How to solve $group mongo with document > 16MB?

I would like to use $push on $group with Million of data.
Ex:

data = [
  {item: 'A', date, qty, price, amount..},
  {item: 'A', date, qty, price, amount..},
  {item: 'B', date, qty, price, amount..},
  ...........
]
----------------
Inventories.aggregate([
    {
        $group: {
            _id: "$item", 
            data: {
                $push: {
                    date: "$date",
                    qty:"$qty",
                    price:"$price",
                    amount:"$amount",
                }
            }
        }
    }
])

I got the error Exceeded memory limit for $group, but didn't allow external sort. Pass allowDiskUse:true to opt in.
And then I tried

.......([....], { allowDiskUse: true }) 

I got the error BSONObj size: 19046166 (0x1229F16) is invalid. Size must be between 0 and 16793600(16MB) First element: id: 293825087070.

Could help me???

I think this is a limit of MongoDB. See this manual:

https://docs.mongodb.com/manual/reference/limits/

thanks, Have any solve?

I’d think you would have to rework your query to get it to work. To my knowledge each property in a mongo document has a 16mb limit. Try to write your query to create one of your larger objects nested within another property to allow it its own 16mb limit. This may overcome your problem.

I would seriously be rethinking what you are querying for though. Do you really need that much data returned in each row? Can’t you filter out at least some of the properties being returned?

That aggregation query is taking all the documents in your collection and creating one document for each distinct item. The problem you are having is that the $push operator adds another entry to an array of values for each qualifying input document. That means that the aggregated document size can become very big. If each array element is 16 bytes, you only need 1M item: 'A' in your collection to exceed the 16MB document size in your pipeline.

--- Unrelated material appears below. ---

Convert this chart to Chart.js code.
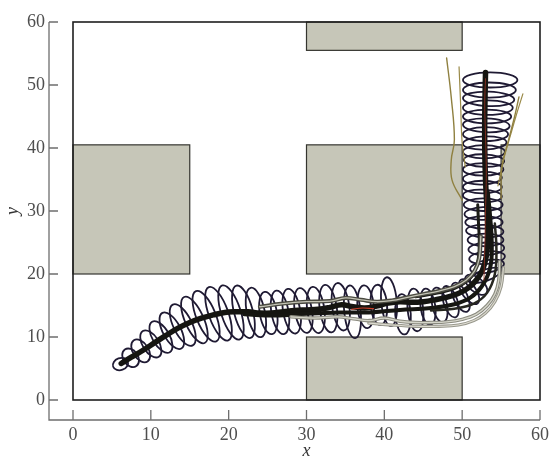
<!DOCTYPE html>
<html>
<head>
  <title>Trajectory with covariance ellipses</title>
  <script src="https://cdn.jsdelivr.net/npm/chart.js"></script>
  <style>
    body { margin: 0; background: #fff; }
    canvas { display: block; }
  </style>
</head>
<body>
  <canvas id="trackChart" width="552" height="458"></canvas>

  <script>
    // obstacles (gray blocks), data units
    const obsX0 = [0, 30, 30, 55, 30];
    const obsX1 = [15, 50, 50, 60, 50];
    const obsY0 = [20, 55.5, 20, 20, 0];
    const obsY1 = [40.5, 60, 40.5, 40.5, 10];

    // main estimated path
    const mainX = [6.2, 7.5, 9, 10.5, 12, 13.5, 15, 16.5, 18, 19.5, 21, 22.5, 24, 25.5, 27, 28.5, 30, 31.5, 33, 34.5, 36, 37.5, 39, 40.5, 42, 43.5, 45, 46.5, 48, 49.5, 50.8, 51.8, 52.6, 53.1, 53.3, 53.2, 53.0, 52.9, 52.9, 53.0];
    const mainY = [5.8, 6.8, 7.9, 9.1, 10.3, 11.4, 12.3, 13.0, 13.5, 13.9, 14.0, 14.0, 13.8, 13.8, 14.0, 14.2, 14.3, 14.4, 14.7, 15.1, 14.8, 14.6, 14.9, 15.4, 15.6, 15.5, 15.6, 15.9, 16.3, 16.9, 17.8, 19.0, 20.6, 22.8, 26, 30, 35, 40, 45, 52];

    // other dark tracks
    const darkX = [22, 26, 30, 34, 38, 42, 46, 49, 51, 52.5, 53.6, 53.8, 53.6, 53.3];
    const darkY = [13.6, 13.4, 13.7, 13.9, 13.9, 14.3, 14.6, 15.2, 16.2, 18, 21, 25, 29, 33];
    const dark2X = [44, 47, 49.5, 51.2, 52.0, 52.2, 52.1, 52.0];
    const dark2Y = [16.4, 17.0, 18.0, 19.6, 22, 25, 28, 31];
    const dark3X = [46, 49, 51.5, 53.2, 54.2, 54.4, 54.2];
    const dark3Y = [14.2, 14.5, 15.3, 17, 20, 24, 28];

    // gray tracks
    const grayAX = [24, 27, 30, 33, 35, 37, 39, 41, 43, 45, 47, 49, 50.5, 51.6, 52.2, 52.4];
    const grayAY = [14.8, 15.3, 15.6, 15.7, 16.2, 15.9, 15.6, 15.8, 16.3, 16.8, 17.3, 18.0, 19.0, 20.5, 22.5, 26];
    const grayBX = [28, 31, 34, 36, 38, 40, 42, 44, 46, 48, 50, 51.8, 53.2, 54.2, 54.7, 54.8];
    const grayBY = [13.2, 13.0, 13.2, 12.9, 12.6, 13.0, 12.5, 12.3, 12.3, 12.4, 12.8, 13.6, 15.0, 16.8, 19.0, 22];
    const grayCX = [38, 41, 44, 47, 49.5, 51.5, 53, 54.2, 55, 55.3];
    const grayCY = [12.2, 11.9, 11.7, 11.7, 11.9, 12.6, 13.8, 15.6, 18, 21];

    // thin red tracks
    const redX = [52.8, 52.9, 53.0, 53.1, 53.0, 52.9, 53.0];
    const redY = [19, 24, 30, 36, 42, 47, 51];
    const redMidX = [35.8, 37.2, 38.6];
    const redMidY = [14.4, 14.6, 14.5];

    // olive tracks fanning out at the top
    const oliveAX = [50.0, 48.7, 48.6, 49.0, 48.6, 48.0];
    const oliveAY = [31.7, 34.9, 38.1, 41.3, 48, 54.3];
    const oliveBX = [50.4, 50.0, 49.8, 49.6];
    const oliveBY = [37, 40.8, 47, 52.9];
    const oliveCX = [55.0, 55.1, 55.9, 56.7, 57.3];
    const oliveCY = [32, 37, 41, 44.8, 48.1];
    const oliveDX = [54.6, 55.4, 56.2, 56.9, 57.8];
    const oliveDY = [34, 38.5, 42, 45, 48.6];

    // uncertainty ellipses: centre, semi-axes (x units, y units), rotation (deg)
    const ellX = [6.1, 7.4, 8.7, 10.0, 11.3, 12.7, 14.1, 15.6, 17.1, 18.7, 20.3, 21.9, 23.5, 25.1, 26.6, 28.1, 29.6, 31.2, 32.8, 34.4, 35.9, 37.6, 39.3, 40.6, 42.4, 44.0, 45.6, 47.1, 48.5, 49.8, 50.9, 51.8,
                  53.0, 53.2, 53.2, 53.1, 53.0, 52.9, 52.8, 52.7, 52.7, 52.6, 52.6, 52.6, 52.7, 52.8, 52.8, 52.9, 53.0, 53.1, 53.2, 53.3, 53.4, 53.5, 53.6];
    const ellY = [5.7, 6.7, 7.8, 8.9, 10.0, 11.0, 11.9, 12.7, 13.3, 13.7, 13.9, 14.0, 13.9, 13.8, 13.9, 14.1, 14.2, 14.3, 14.5, 14.8, 14.0, 14.8, 15.1, 15.6, 13.6, 14.3, 14.8, 15.1, 15.6, 16.3, 17.2, 18.3,
                  19.8, 21.2, 22.6, 24.0, 25.4, 26.8, 28.2, 29.6, 31.0, 32.4, 33.8, 35.2, 36.6, 38.0, 39.4, 40.8, 42.2, 43.6, 45.0, 46.4, 47.8, 49.2, 50.8];
    const ellRx = [1.0, 0.95, 1.0, 1.05, 1.1, 1.15, 1.2, 1.2, 1.25, 1.25, 1.25, 1.2, 1.15, 1.1, 1.1, 1.1, 1.1, 1.1, 1.1, 1.1, 1.05, 1.05, 1.05, 1.0, 1.0, 1.0, 0.95, 0.95, 0.9, 0.9, 0.9, 0.9,
                   2.1, 2.2, 2.3, 2.3, 2.3, 2.4, 2.4, 2.4, 2.5, 2.5, 2.5, 2.5, 2.6, 2.6, 2.7, 2.8, 2.9, 3.0, 3.1, 3.2, 3.3, 3.4, 3.5];
    const ellRy = [0.95, 1.6, 2.0, 2.4, 2.8, 3.2, 3.6, 4.0, 4.3, 4.5, 4.5, 4.3, 4.0, 3.4, 3.5, 3.6, 3.6, 3.7, 3.8, 3.8, 4.2, 3.4, 3.2, 3.9, 3.2, 3.4, 2.9, 2.8, 2.6, 2.5, 2.3, 2.1,
                   0.9, 1.0, 1.0, 1.0, 1.0, 1.0, 1.0, 1.0, 1.0, 1.0, 1.0, 1.0, 1.0, 1.0, 1.05, 1.05, 1.1, 1.1, 1.1, 1.15, 1.15, 1.2, 1.2];
    const ellRot = [-20, -35, -33, -32, -30, -28, -26, -24, -22, -20, -18, -15, -12, -10, -10, -10, -10, -8, -8, -8, -6, -5, -5, -5, -4, -6, -8, -12, -18, -25, -35, -50,
                    -20, -10, -5, -3, 0, 2, 0, -2, 0, 2, 0, -2, 0, 2, 0, -2, 0, 2, 0, 0, 2, 0, 0];

    const xTicks = [0, 10, 20, 30, 40, 50, 60];
    const yTicks = [0, 10, 20, 30, 40, 50, 60];

    function pts(xs, ys) {
      return xs.map((v, i) => ({ x: v, y: ys[i] }));
    }

    function track(xs, ys, color, width) {
      return {
        data: pts(xs, ys),
        showLine: true,
        borderColor: color,
        borderWidth: width,
        pointRadius: 0,
        tension: 0.4,
        borderCapStyle: 'round',
        borderJoinStyle: 'round'
      };
    }

    const serif = "'Liberation Serif', 'DejaVu Serif', serif";

    const extras = {
      id: 'extras',
      beforeDatasetsDraw(chart) {
        const { ctx, scales: { x, y } } = chart;
        ctx.save();
        for (let i = 0; i < obsX0.length; i++) {
          const l = x.getPixelForValue(obsX0[i]), r = x.getPixelForValue(obsX1[i]);
          const t = y.getPixelForValue(obsY1[i]), b = y.getPixelForValue(obsY0[i]);
          ctx.fillStyle = '#c6c6b8';
          ctx.fillRect(l, t, r - l, b - t);
          ctx.strokeStyle = '#35352f';
          ctx.lineWidth = 1.2;
          ctx.strokeRect(l, t, r - l, b - t);
        }
        ctx.strokeStyle = '#1f1a33';
        ctx.lineWidth = 1.8;
        for (let i = 0; i < ellX.length; i++) {
          const cx = x.getPixelForValue(ellX[i]), cy = y.getPixelForValue(ellY[i]);
          const rx = Math.abs(x.getPixelForValue(ellX[i] + ellRx[i]) - cx);
          const ry = Math.abs(y.getPixelForValue(ellY[i] + ellRy[i]) - cy);
          ctx.beginPath();
          ctx.ellipse(cx, cy, rx, ry, ellRot[i] * Math.PI / 180, 0, 2 * Math.PI);
          ctx.stroke();
        }
        ctx.restore();
      },
      afterDraw(chart) {
        const { ctx, chartArea: a, scales: { x, y } } = chart;
        ctx.save();
        // plot frame
        ctx.strokeStyle = '#1e1e1e';
        ctx.lineWidth = 1.6;
        ctx.strokeRect(a.left, a.top, a.right - a.left, a.bottom - a.top);
        // offset axes with inward ticks
        const axL = a.left - 24, axB = a.bottom + 20;
        ctx.strokeStyle = '#6e6e6e';
        ctx.lineWidth = 1.3;
        ctx.beginPath();
        ctx.moveTo(axL, y.getPixelForValue(60));
        ctx.lineTo(axL, axB);
        ctx.lineTo(x.getPixelForValue(60), axB);
        yTicks.forEach(v => {
          const py = y.getPixelForValue(v);
          ctx.moveTo(axL, py);
          ctx.lineTo(axL + 9, py);
        });
        xTicks.forEach(v => {
          const px = x.getPixelForValue(v);
          ctx.moveTo(px, axB);
          ctx.lineTo(px, axB - 10);
        });
        ctx.stroke();
        ctx.restore();
      }
    };

    new Chart(document.getElementById('trackChart'), {
      type: 'scatter',
      data: {
        datasets: [
          track(redX, redY, '#9a3324', 0.8),
          track(redMidX, redMidY, '#c8402a', 1.2),
          track(oliveAX, oliveAY, '#8f8040', 1.4),
          track(oliveBX, oliveBY, '#9a8a48', 1.2),
          track(oliveCX, oliveCY, '#8f8040', 1.4),
          track(oliveDX, oliveDY, '#9a8a48', 1.2),
          track(grayAX, grayAY, '#c4c4b6', 1.3),
          track(grayBX, grayBY, '#d6d6cb', 1.3),
          track(grayBX, grayBY, '#8a8a7e', 3.5),
          track(grayCX, grayCY, '#dedcd2', 1.1),
          track(grayCX, grayCY, '#98988c', 3.2),
          track(grayAX, grayAY, '#4a4a40', 4),
          track(dark2X, dark2Y, '#1c1c17', 3),
          track(dark3X, dark3Y, '#262620', 2.5),
          track(darkX, darkY, '#161612', 4),
          track(mainX, mainY, '#151511', 5.5)
        ]
      },
      options: {
        responsive: false,
        animation: false,
        layout: { padding: { top: 22, right: 12, left: 0, bottom: 0 } },
        plugins: {
          legend: { display: false },
          tooltip: { enabled: false }
        },
        scales: {
          x: {
            type: 'linear',
            min: 0,
            max: 60,
            afterFit(scale) {
              scale.height = 58;
              scale.paddingLeft = 0;
              scale.paddingRight = 0;
            },
            afterBuildTicks(scale) { scale.ticks = xTicks.map(v => ({ value: v })); },
            grid: { display: false, drawTicks: false },
            border: { display: false },
            ticks: { padding: 24, color: '#4e4e4e', font: { family: serif, size: 18 } },
            title: {
              display: true, text: 'x', color: '#333', padding: { top: 0, bottom: -4 },
              font: { family: serif, size: 18, style: 'italic' }
            }
          },
          y: {
            type: 'linear',
            min: 0,
            max: 60,
            afterFit(scale) {
              scale.width = 73;
              scale.paddingTop = 0;
              scale.paddingBottom = 0;
            },
            afterBuildTicks(scale) { scale.ticks = yTicks.map(v => ({ value: v })); },
            grid: { display: false, drawTicks: false },
            border: { display: false },
            ticks: { padding: 28, color: '#4e4e4e', font: { family: serif, size: 18 } },
            title: {
              display: true, text: 'y', color: '#333', padding: 2,
              font: { family: serif, size: 18, style: 'italic' }
            }
          }
        }
      },
      plugins: [extras]
    });
  </script>
</body>
</html>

Do you really need to use $group?

I would like to group of A and push all transactions of A to array, and then View Report like this:
image

You’re also grouping by date. You need to add that to the group criteria

Could you share your code?

Assuming your date is a JavaScript Date object, my pipeline would look something like this (simplified from your sample data):

[
  {
    $project: {
      short_date: {
        $dateToString: {
          date: "$date",
          format: "%Y-%m-%d",
          timezone: "+00:00"
        }
      },
      item: 1,
      qty: 1,
      price: 1
    }
  },
  {
    $group: {
      _id: {
        $concat: [
          "$short_date",
          "/",
          "$item"
        ]
      },
      date: { $first: "$short_date" },
      item: { $first: "$item" },
      qty: {
        $sum: "$qty"
      },
      price: {
        $sum: "$price"
      },
      amount: {
        $sum: { $multiply: ["$qty", "$price"] }
      },
    }
  },
  {
    $sort: { _id: 1 }
  }
]

Notes: I’ve used a string for the group _id so that you can use it successfully with Meteor’s pub/sub (using tunguska:reactive-aggregate for example) and minimongo. As the _id also includes the short_date and item fields, you don’t really need them in the group document, but it saves parsing them.

So it mean that your example view:
image

But I would like view like this for User (and sometime I have 3, 4 group levels)
image

Please advice?

You can use this mongodb to play with your query and see the result immediately and use it it your code.
https://nosqlbooster.com/

1 Like

Just change the sort to $sort: { item: 1, date: 1 }. You may be able to take advantage of indexes by moving the $sort stage to the start of the pipeline.

@robfallows, it mean that I must arrange this with JS Loop by check item name is the same before or not

let data = ....
let tmpItem = ''
let result = []
data.forEach(it => {
  // Check item name
  if(it.item === tmpItem){

  }
})

Basically, yes. The data will be ordered correctly. However, it’s up to you how to present the data,

1 Like